SEVENTEEN WEIRD RECORD COVERS FROM THE VALUE VILLAGE THRIFT STORE IN WOODINVILLE, WASHINGTON!

Woo hoo! I was super-excited to go to a brand-new Value Village thrift store here on the Eastside of Seattle tonight, and as always, went on the hunt for bizarre old album covers to share with you. PAY DIRT! Please to enjoy!


I...I just don't understand what Mr. Taylor is trying to say here. Is this anti-religion or pro-religion? Why is he bursting through the castle/church doors? Is he trying to stop a marriage? Is he late to the altar himself? Is he trying to apologize for wearing an ugly-ass tie and Chucks inside a house of worship? And what does this have to do with clones? I'm never going to be able to know, because I am never going to play this record.































You know what the Jimmy Swaggart Christmas Spirit is, right? PRAISE GOD AND JESUS FOR HOOKERS!

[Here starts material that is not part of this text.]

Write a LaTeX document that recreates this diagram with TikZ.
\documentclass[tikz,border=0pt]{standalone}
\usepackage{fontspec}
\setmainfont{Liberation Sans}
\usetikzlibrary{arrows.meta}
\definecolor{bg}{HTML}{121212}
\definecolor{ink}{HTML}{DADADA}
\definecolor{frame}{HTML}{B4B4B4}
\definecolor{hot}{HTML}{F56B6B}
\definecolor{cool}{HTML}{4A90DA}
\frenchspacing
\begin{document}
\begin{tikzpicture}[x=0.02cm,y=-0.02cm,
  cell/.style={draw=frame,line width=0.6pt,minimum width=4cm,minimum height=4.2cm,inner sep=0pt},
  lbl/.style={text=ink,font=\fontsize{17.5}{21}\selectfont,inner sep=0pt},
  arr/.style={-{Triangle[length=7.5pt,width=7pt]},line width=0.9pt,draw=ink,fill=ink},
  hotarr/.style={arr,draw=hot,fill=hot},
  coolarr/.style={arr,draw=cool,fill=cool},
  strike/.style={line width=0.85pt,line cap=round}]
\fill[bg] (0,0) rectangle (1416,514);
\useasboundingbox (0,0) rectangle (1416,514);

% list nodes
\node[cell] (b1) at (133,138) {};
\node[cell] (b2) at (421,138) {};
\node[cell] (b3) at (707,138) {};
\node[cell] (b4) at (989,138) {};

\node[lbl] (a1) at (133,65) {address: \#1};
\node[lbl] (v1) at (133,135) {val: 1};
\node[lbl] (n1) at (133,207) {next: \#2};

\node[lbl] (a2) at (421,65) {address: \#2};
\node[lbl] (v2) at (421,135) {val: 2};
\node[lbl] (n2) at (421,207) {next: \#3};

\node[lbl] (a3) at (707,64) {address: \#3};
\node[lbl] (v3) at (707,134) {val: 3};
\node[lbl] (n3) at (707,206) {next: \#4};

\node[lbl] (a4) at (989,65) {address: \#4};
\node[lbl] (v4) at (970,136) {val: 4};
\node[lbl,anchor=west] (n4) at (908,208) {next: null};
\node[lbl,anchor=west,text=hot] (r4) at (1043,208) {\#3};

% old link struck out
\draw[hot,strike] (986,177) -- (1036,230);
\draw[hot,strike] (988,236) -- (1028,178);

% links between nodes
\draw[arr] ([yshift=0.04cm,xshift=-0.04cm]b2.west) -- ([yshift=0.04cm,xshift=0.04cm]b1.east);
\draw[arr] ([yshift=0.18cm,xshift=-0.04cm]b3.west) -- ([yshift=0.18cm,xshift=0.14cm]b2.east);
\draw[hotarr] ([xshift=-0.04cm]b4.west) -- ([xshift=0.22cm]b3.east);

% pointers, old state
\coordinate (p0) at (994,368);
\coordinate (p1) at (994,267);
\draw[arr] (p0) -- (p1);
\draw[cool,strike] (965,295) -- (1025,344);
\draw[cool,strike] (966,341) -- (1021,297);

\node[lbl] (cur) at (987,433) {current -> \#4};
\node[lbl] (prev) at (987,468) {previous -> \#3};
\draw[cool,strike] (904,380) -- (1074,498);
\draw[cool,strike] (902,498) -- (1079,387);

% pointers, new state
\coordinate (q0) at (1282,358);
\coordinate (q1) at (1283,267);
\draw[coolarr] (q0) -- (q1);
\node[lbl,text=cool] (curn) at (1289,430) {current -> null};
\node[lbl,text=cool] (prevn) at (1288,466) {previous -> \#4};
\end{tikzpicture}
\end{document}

Seriously, if you heard your otherwise-quiet neighbor playing this loudly, over and over, wouldn't you be scared out of your MIND??

I Am Willing, Lord, to don a lavender suit.

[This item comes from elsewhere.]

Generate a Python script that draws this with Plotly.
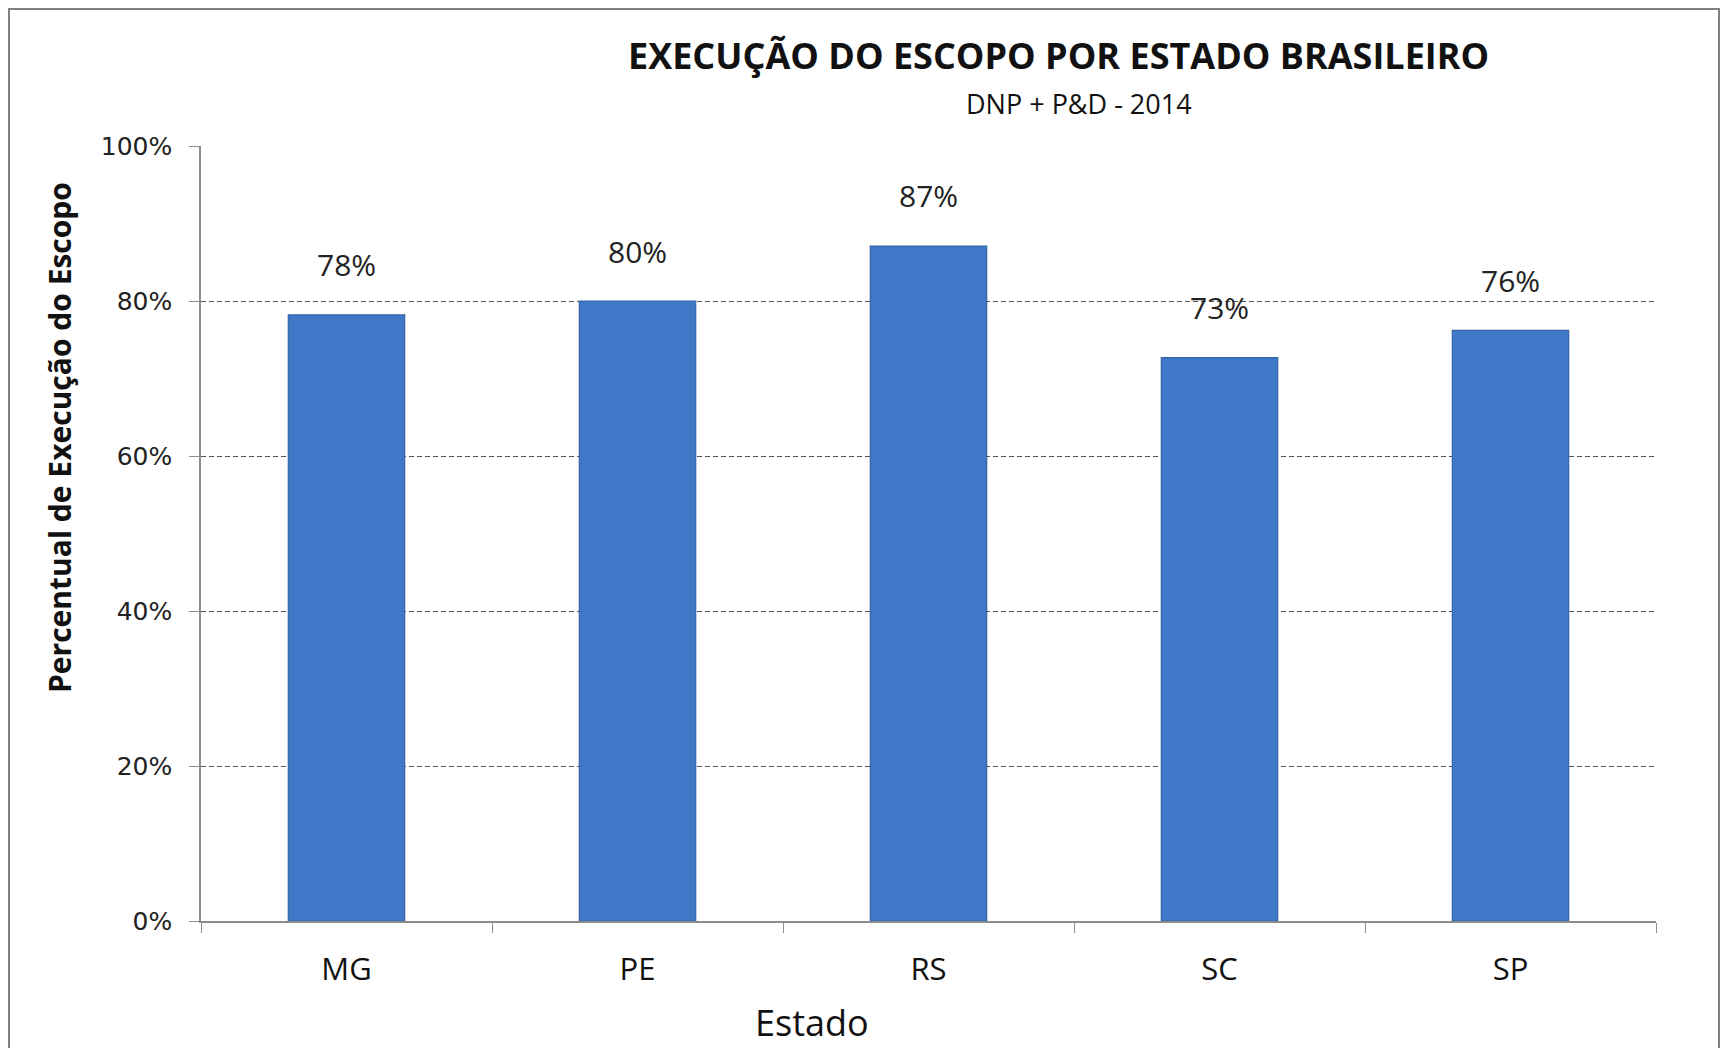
import plotly.graph_objects as go

estados = ["MG", "PE", "RS", "SC", "SP"]
execucao = [0.782, 0.800, 0.871, 0.727, 0.762]
y_ticks = [0, 0.2, 0.4, 0.6, 0.8, 1.0]
y_tick_labels = ["0%", "20%", "40%", "60%", "80%", "100%"]

OFF = 8  # default page body margin
W, H = 1729 - OFF, 1048 - OFF
L, T = 201 - OFF, 146 - OFF
R = W - (1656 - OFF)
B = H - (921 - OFF)
pw, ph = W - L - R, H - T - B


def px(x):
    return (x - OFF - L) / pw


def py(y):
    return (H - B - (y - OFF)) / ph


FONT = "Open Sans"

fig = go.Figure()
fig.add_trace(go.Bar(
    x=estados, y=execucao,
    marker=dict(color="#3e78c6", line=dict(color="#3364a6", width=1.2)),
    width=0.4,
    showlegend=False,
    hoverinfo="skip",
))

annotations = [
    dict(x=e, y=v, xref="x", yref="y", text=f"{v*100:.0f}%", showarrow=False,
         yanchor="middle", yshift=50,
         font=dict(family=FONT, size=30, color="#222222"))
    for e, v in zip(estados, execucao)
]
annotations += [
    dict(text="<b>EXECUÇÃO DO ESCOPO POR ESTADO BRASILEIRO</b>", xref="paper", yref="paper",
         x=px(1058), y=py(56), xanchor="center", yanchor="middle", showarrow=False,
         font=dict(family=FONT, size=36, color="#111111")),
    dict(text="DNP + P&D - 2014", xref="paper", yref="paper",
         x=px(1079), y=py(103), xanchor="center", yanchor="middle", showarrow=False,
         font=dict(family=FONT, size=27, color="#111111")),
    dict(text="<b>Percentual de Execução do Escopo</b>", xref="paper", yref="paper",
         x=px(59), y=py(438), xanchor="center", yanchor="middle", showarrow=False,
         textangle=-90, font=dict(family=FONT, size=30, color="#111111")),
    dict(text="Estado", xref="paper", yref="paper",
         x=px(812), y=py(1022), xanchor="center", yanchor="middle", showarrow=False,
         font=dict(family=FONT, size=36, color="#111111")),
]

fig.update_layout(
    width=W, height=H,
    margin=dict(l=L, r=R, t=T, b=B, autoexpand=False),
    paper_bgcolor="white", plot_bgcolor="white",
    xaxis=dict(
        showline=True, linecolor="#8c8c8c", linewidth=1.5,
        ticks="outside", tickson="boundaries", ticklen=10, tickcolor="#8c8c8c",
        tickfont=dict(family=FONT, size=31, color="#111111"),
        ticklabelstandoff=20,
        showgrid=False, automargin=False,
    ),
    yaxis=dict(
        range=[0, 1.0], tickvals=y_ticks, ticktext=y_tick_labels,
        showline=True, linecolor="#8c8c8c", linewidth=1.5,
        ticks="outside", ticklen=10, tickcolor="#8c8c8c",
        tickfont=dict(family="DejaVu Sans", size=25, color="#222222"),
        ticklabelstandoff=12,
        showgrid=True, gridcolor="#555555", gridwidth=1, griddash="5px,3px",
        zeroline=False, automargin=False,
    ),
    annotations=annotations,
    shapes=[
        dict(type="rect", xref="paper", yref="paper",
             x0=px(9), x1=px(1719), y0=py(1070), y1=py(9),
             line=dict(color="#808080", width=2), fillcolor="rgba(0,0,0,0)", layer="below"),
    ],
)

fig.write_html("out.html")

When I say Jesus... you say, "HOOKERS!"


You know why the Speer Family is down home? BECAUSE THEIR LAPELS ARE TOO LARGE AND HEAVY FOR THEM TO BE ABLE TO MOVE AT ALL.


Only Jesus...AND HOOKERS!!


I am sure sincere Christian spirituality is well-represented in this album by tv-crap-purveyors Ronco. BONUS! POP-UP MANGER!!!

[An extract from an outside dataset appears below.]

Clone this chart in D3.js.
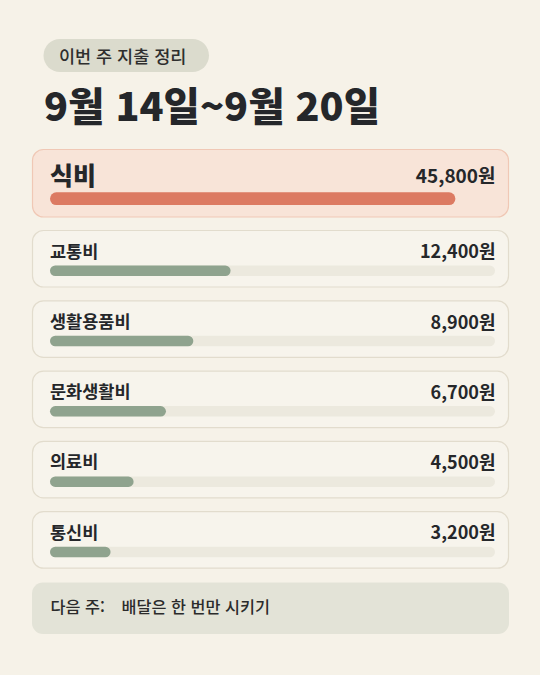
<!DOCTYPE html>
<html lang="ko">
<head>
<meta charset="utf-8">
<script src="https://cdn.jsdelivr.net/npm/d3@7"></script>
<style>
  html, body { margin: 0; padding: 0; background: #f6f2e8; }
  svg { display: block; }
  text { font-family: "Noto Sans CJK KR", "Noto Sans", sans-serif; }
</style>
</head>
<body>
<div id="chart"></div>
<script>
// ---- data ----
const badge = "이번 주 지출 정리";
const title = "9월 14일~9월 20일";
const categories = ["식비", "교통비", "생활용품비", "문화생활비", "의료비", "통신비"];
const values = [45800, 12400, 8900, 6700, 4500, 3200];
const highlight = ["식비"];
const noteLabel = "다음 주:";
const noteText = "배달은 한 번만 시키기";
const unit = "원";

// ---- layout ----
const W = 540, H = 675;
const cardX = 32, cardW = 477;
const padL = 18, padR = 14;
const trackW = cardW - padL - padR;

const svg = d3.select("#chart").append("svg")
  .attr("width", W).attr("height", H);

svg.append("rect").attr("width", W).attr("height", H).attr("fill", "#f6f2e8");

// badge
const badgeG = svg.append("g");
badgeG.append("rect")
  .attr("x", 43.5).attr("y", 39).attr("width", 165.5).attr("height", 33)
  .attr("rx", 16.5).attr("fill", "#dbdbcd");
badgeG.append("text")
  .attr("x", 59).attr("y", 62.5)
  .attr("font-size", 17.5).attr("font-weight", 500).attr("fill", "#2e2e2e")
  .text(badge);

// title
svg.append("text")
  .attr("x", 44).attr("y", 120.5)
  .attr("font-size", 39.5).attr("font-weight", 900).attr("fill", "#25272a")
  .text(title);

// scale for bar lengths
const x = d3.scaleSqrt()
  .domain([836, d3.max(values)])
  .range([0, trackW * 0.911]);

const fmt = d3.format(",");

const data = categories.map((c, i) => ({ cat: c, val: values[i], hi: highlight.includes(c) }));

let yCursor = 149;
data.forEach((d, i) => {
  d.y = yCursor;
  d.h = d.hi ? 68.5 : 57.5;
  yCursor += d.h + (d.hi ? 12.5 : 12.8);
});

const cards = svg.selectAll("g.card").data(data).join("g")
  .attr("class", "card")
  .attr("transform", d => `translate(${cardX},${d.y})`);

cards.append("rect")
  .attr("x", 0.5).attr("y", 0.5)
  .attr("width", cardW - 1).attr("height", d => d.h - 1)
  .attr("rx", 11)
  .attr("fill", d => d.hi ? "#f8e4d8" : "#f7f4ec")
  .attr("stroke", d => d.hi ? "#f0c8b5" : "#e2dccd")
  .attr("stroke-width", 1.2);

// track
cards.filter(d => !d.hi).append("rect")
  .attr("x", padL).attr("y", 35.5)
  .attr("width", trackW).attr("height", 10.5)
  .attr("rx", 5.25).attr("fill", "#ece9de");

// bar
cards.append("rect")
  .attr("x", padL).attr("y", d => d.hi ? 43.3 : 35.5)
  .attr("width", d => Math.max(0, x(d.val)))
  .attr("height", d => d.hi ? 12.7 : 10.5)
  .attr("rx", d => d.hi ? 6.35 : 5.25)
  .attr("fill", d => d.hi ? "#dc7a62" : "#8fa38e");

// label
cards.append("text")
  .attr("x", padL).attr("y", d => d.hi ? 36 : 27.5)
  .attr("font-size", d => d.hi ? 25 : 17.5)
  .attr("font-weight", d => d.hi ? 900 : 700)
  .attr("fill", "#25272a")
  .text(d => d.cat);

// value
cards.append("text")
  .attr("x", cardW - padR + 0.5).attr("y", d => d.hi ? 33.7 : 28.3)
  .attr("text-anchor", "end")
  .attr("font-size", d => d.hi ? 19 : 18)
  .attr("font-weight", 700)
  .attr("fill", "#25272a")
  .text(d => fmt(d.val) + unit);

// note box
const note = svg.append("g");
note.append("rect")
  .attr("x", cardX).attr("y", 582.5).attr("width", cardW).attr("height", 51.5)
  .attr("rx", 11).attr("fill", "#e3e3d7");
note.append("text")
  .attr("x", 50.5).attr("y", 613)
  .attr("font-size", 16.3).attr("font-weight", 500).attr("fill", "#2b2b2b")
  .text(noteLabel);
note.append("text")
  .attr("x", 121.5).attr("y", 613)
  .attr("font-size", 16.3).attr("font-weight", 500).attr("fill", "#2b2b2b")
  .text(noteText);
</script>
</body>
</html>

You know and I know that his mother and grandmother and aunties all called him "Handsome Ransom," and that he also probably got his lunch money stolen every single day at school.


Oh, Gary. 

 If the neighbor who was playing the Carousel Music album above also played this one, I'd call the cops for sure. Nothing good could be going on in that house. Nope. No sirree.

"Xochimilco" means "chick magnet" in Spanish.


 This image is creepy enough to be on the next Thee Oh Sees' album cover.


The only thing I can think of here is that her house probably smells like patchouli and cat pee.


How many family Christmas Eve celebrations ended up in Wisconsin. Eggnog kills, kiddies.


True story: the most unintelligible person I have ever encountered in my life was a profoundly drunk Scotsman. I knew he was speaking English to me, but...no. Not a word. What.


And finally, I want you to take some time now to reflect on the fact that your name isn't anywhere even CLOSE to being as awesome as "E. POWER BIGGS."